• **WHAT THE EXERCISE ASKS**
Using the listing below, set down each line from the line containing "Give me the" through the line containing "const zip3 = (a, b, c)", both ends included, exactly and with nothing added.

• **INFORMATION GIVEN**
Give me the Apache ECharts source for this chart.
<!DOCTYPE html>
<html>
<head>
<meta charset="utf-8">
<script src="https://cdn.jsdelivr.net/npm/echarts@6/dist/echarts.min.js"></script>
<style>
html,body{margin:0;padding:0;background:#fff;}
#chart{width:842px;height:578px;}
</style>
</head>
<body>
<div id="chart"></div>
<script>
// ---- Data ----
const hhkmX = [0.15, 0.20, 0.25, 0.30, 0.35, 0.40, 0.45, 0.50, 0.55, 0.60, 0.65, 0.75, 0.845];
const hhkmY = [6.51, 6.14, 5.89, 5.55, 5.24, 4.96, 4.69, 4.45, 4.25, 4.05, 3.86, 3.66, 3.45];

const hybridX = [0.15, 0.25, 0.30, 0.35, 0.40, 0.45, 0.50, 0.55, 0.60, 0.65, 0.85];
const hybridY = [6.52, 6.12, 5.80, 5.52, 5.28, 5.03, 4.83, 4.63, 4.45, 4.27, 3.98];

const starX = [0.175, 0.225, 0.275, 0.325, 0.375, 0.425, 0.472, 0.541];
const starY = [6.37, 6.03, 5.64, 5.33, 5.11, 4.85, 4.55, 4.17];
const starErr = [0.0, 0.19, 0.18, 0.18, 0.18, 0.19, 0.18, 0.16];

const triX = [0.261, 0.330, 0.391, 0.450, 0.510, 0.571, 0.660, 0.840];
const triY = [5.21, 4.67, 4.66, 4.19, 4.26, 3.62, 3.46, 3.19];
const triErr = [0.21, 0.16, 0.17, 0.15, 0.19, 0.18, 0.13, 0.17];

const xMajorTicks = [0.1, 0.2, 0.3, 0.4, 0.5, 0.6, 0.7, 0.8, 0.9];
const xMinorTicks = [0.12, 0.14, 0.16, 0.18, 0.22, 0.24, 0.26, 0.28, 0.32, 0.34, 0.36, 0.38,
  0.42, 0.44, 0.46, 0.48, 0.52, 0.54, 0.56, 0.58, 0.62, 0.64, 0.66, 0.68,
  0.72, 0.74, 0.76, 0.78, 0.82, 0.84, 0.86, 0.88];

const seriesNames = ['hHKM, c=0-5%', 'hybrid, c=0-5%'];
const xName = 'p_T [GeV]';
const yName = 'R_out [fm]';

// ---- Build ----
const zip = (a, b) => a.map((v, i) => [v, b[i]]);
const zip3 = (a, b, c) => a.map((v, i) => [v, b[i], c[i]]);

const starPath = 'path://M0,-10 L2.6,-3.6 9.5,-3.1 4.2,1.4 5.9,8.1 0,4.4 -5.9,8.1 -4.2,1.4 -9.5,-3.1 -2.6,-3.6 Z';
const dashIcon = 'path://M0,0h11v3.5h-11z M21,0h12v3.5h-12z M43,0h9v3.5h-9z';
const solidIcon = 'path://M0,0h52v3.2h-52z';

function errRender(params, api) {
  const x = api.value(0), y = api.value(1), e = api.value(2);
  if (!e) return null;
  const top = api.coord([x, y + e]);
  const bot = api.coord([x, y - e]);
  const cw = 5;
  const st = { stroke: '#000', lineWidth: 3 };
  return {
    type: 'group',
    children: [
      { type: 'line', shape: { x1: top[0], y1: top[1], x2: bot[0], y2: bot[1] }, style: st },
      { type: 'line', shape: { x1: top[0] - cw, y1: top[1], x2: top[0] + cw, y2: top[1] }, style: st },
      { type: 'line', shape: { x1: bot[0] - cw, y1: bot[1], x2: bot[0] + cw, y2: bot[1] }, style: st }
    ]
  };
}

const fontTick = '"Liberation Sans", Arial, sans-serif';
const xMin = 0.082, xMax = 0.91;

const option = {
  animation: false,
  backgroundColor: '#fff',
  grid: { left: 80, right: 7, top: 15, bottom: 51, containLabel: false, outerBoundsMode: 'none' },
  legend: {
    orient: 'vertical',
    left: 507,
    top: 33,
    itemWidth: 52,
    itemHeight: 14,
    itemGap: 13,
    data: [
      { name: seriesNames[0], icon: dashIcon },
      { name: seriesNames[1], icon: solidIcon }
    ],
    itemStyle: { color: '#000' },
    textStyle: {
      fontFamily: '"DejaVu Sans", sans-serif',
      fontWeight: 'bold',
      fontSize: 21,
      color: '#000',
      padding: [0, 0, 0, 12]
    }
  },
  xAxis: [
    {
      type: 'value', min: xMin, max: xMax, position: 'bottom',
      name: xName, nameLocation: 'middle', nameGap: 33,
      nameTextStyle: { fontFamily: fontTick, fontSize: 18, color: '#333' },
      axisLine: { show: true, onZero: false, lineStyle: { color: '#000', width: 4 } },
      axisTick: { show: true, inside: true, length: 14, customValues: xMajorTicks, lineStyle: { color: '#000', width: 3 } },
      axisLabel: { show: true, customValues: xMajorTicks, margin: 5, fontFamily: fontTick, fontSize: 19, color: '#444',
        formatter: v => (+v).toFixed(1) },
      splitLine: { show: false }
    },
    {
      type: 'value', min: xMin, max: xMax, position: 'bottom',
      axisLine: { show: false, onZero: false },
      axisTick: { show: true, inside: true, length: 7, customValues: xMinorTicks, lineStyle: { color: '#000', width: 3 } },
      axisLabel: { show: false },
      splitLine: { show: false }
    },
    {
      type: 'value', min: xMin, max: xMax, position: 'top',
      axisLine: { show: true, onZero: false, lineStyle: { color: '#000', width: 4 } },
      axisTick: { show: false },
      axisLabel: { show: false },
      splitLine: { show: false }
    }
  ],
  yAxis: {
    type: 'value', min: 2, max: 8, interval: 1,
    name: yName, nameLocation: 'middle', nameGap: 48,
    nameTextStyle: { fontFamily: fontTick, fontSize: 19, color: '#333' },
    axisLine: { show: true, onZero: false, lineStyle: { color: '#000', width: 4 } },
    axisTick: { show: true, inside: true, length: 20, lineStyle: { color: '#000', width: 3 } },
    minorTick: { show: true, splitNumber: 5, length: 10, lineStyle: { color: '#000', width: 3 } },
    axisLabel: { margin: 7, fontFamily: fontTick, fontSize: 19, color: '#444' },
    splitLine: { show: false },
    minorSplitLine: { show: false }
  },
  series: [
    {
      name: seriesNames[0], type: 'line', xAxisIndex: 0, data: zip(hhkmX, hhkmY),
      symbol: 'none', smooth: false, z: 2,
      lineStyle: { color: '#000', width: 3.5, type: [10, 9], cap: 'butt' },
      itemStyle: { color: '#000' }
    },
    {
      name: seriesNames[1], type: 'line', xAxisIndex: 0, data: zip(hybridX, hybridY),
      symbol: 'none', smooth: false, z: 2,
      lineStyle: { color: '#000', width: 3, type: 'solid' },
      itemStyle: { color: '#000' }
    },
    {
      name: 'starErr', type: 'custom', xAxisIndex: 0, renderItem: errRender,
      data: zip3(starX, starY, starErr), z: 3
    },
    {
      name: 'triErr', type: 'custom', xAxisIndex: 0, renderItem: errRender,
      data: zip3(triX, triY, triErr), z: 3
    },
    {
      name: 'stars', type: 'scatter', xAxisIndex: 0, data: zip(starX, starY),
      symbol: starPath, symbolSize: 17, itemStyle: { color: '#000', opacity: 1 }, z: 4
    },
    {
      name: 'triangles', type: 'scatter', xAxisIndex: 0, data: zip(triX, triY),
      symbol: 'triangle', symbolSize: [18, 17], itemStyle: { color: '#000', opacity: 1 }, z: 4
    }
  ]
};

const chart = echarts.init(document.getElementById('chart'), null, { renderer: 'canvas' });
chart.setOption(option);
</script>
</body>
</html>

---

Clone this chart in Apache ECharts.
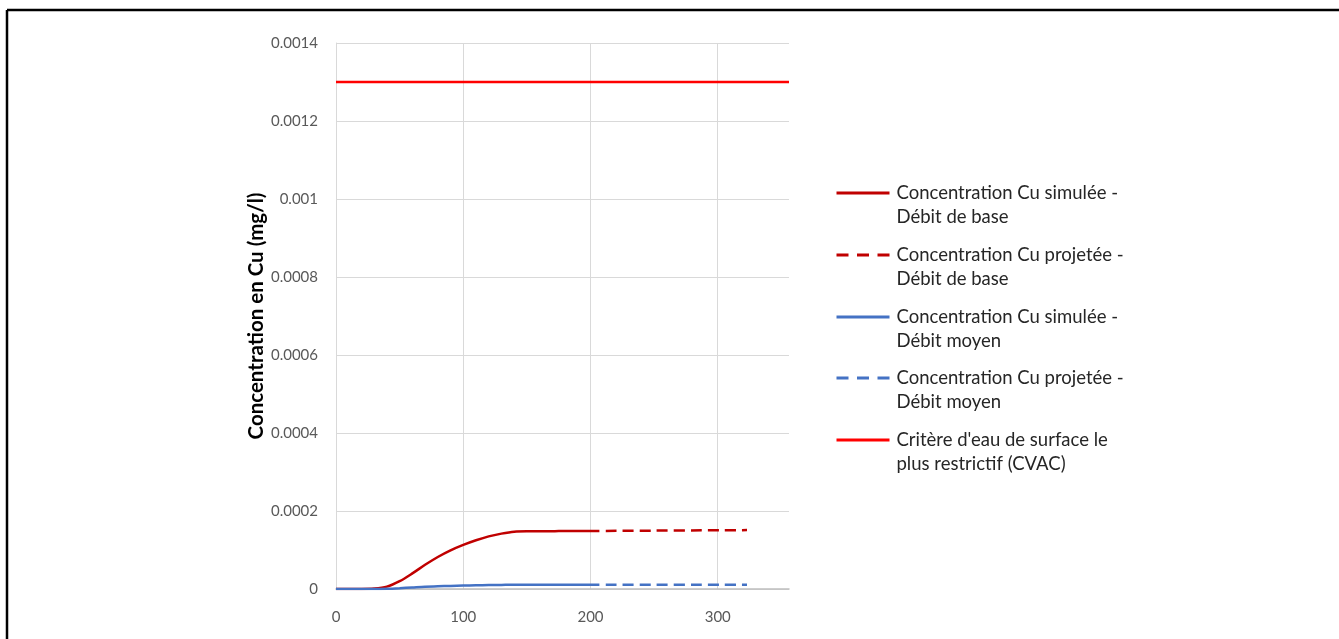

• **EXERCISE SOLUTION**
Give me the Apache ECharts source for this chart.
<!DOCTYPE html>
<html>
<head>
<meta charset="utf-8">
<script src="https://cdn.jsdelivr.net/npm/echarts@6/dist/echarts.min.js"></script>
<style>
html,body{margin:0;padding:0;background:#fff;}
#chart{width:842px;height:578px;}
</style>
</head>
<body>
<div id="chart"></div>
<script>
// ---- Data ----
const hhkmX = [0.15, 0.20, 0.25, 0.30, 0.35, 0.40, 0.45, 0.50, 0.55, 0.60, 0.65, 0.75, 0.845];
const hhkmY = [6.51, 6.14, 5.89, 5.55, 5.24, 4.96, 4.69, 4.45, 4.25, 4.05, 3.86, 3.66, 3.45];

const hybridX = [0.15, 0.25, 0.30, 0.35, 0.40, 0.45, 0.50, 0.55, 0.60, 0.65, 0.85];
const hybridY = [6.52, 6.12, 5.80, 5.52, 5.28, 5.03, 4.83, 4.63, 4.45, 4.27, 3.98];

const starX = [0.175, 0.225, 0.275, 0.325, 0.375, 0.425, 0.472, 0.541];
const starY = [6.37, 6.03, 5.64, 5.33, 5.11, 4.85, 4.55, 4.17];
const starErr = [0.0, 0.19, 0.18, 0.18, 0.18, 0.19, 0.18, 0.16];

const triX = [0.261, 0.330, 0.391, 0.450, 0.510, 0.571, 0.660, 0.840];
const triY = [5.21, 4.67, 4.66, 4.19, 4.26, 3.62, 3.46, 3.19];
const triErr = [0.21, 0.16, 0.17, 0.15, 0.19, 0.18, 0.13, 0.17];

const xMajorTicks = [0.1, 0.2, 0.3, 0.4, 0.5, 0.6, 0.7, 0.8, 0.9];
const xMinorTicks = [0.12, 0.14, 0.16, 0.18, 0.22, 0.24, 0.26, 0.28, 0.32, 0.34, 0.36, 0.38,
  0.42, 0.44, 0.46, 0.48, 0.52, 0.54, 0.56, 0.58, 0.62, 0.64, 0.66, 0.68,
  0.72, 0.74, 0.76, 0.78, 0.82, 0.84, 0.86, 0.88];

const seriesNames = ['hHKM, c=0-5%', 'hybrid, c=0-5%'];
const xName = 'p_T [GeV]';
const yName = 'R_out [fm]';

// ---- Build ----
const zip = (a, b) => a.map((v, i) => [v, b[i]]);
const zip3 = (a, b, c) => a.map((v, i) => [v, b[i], c[i]]);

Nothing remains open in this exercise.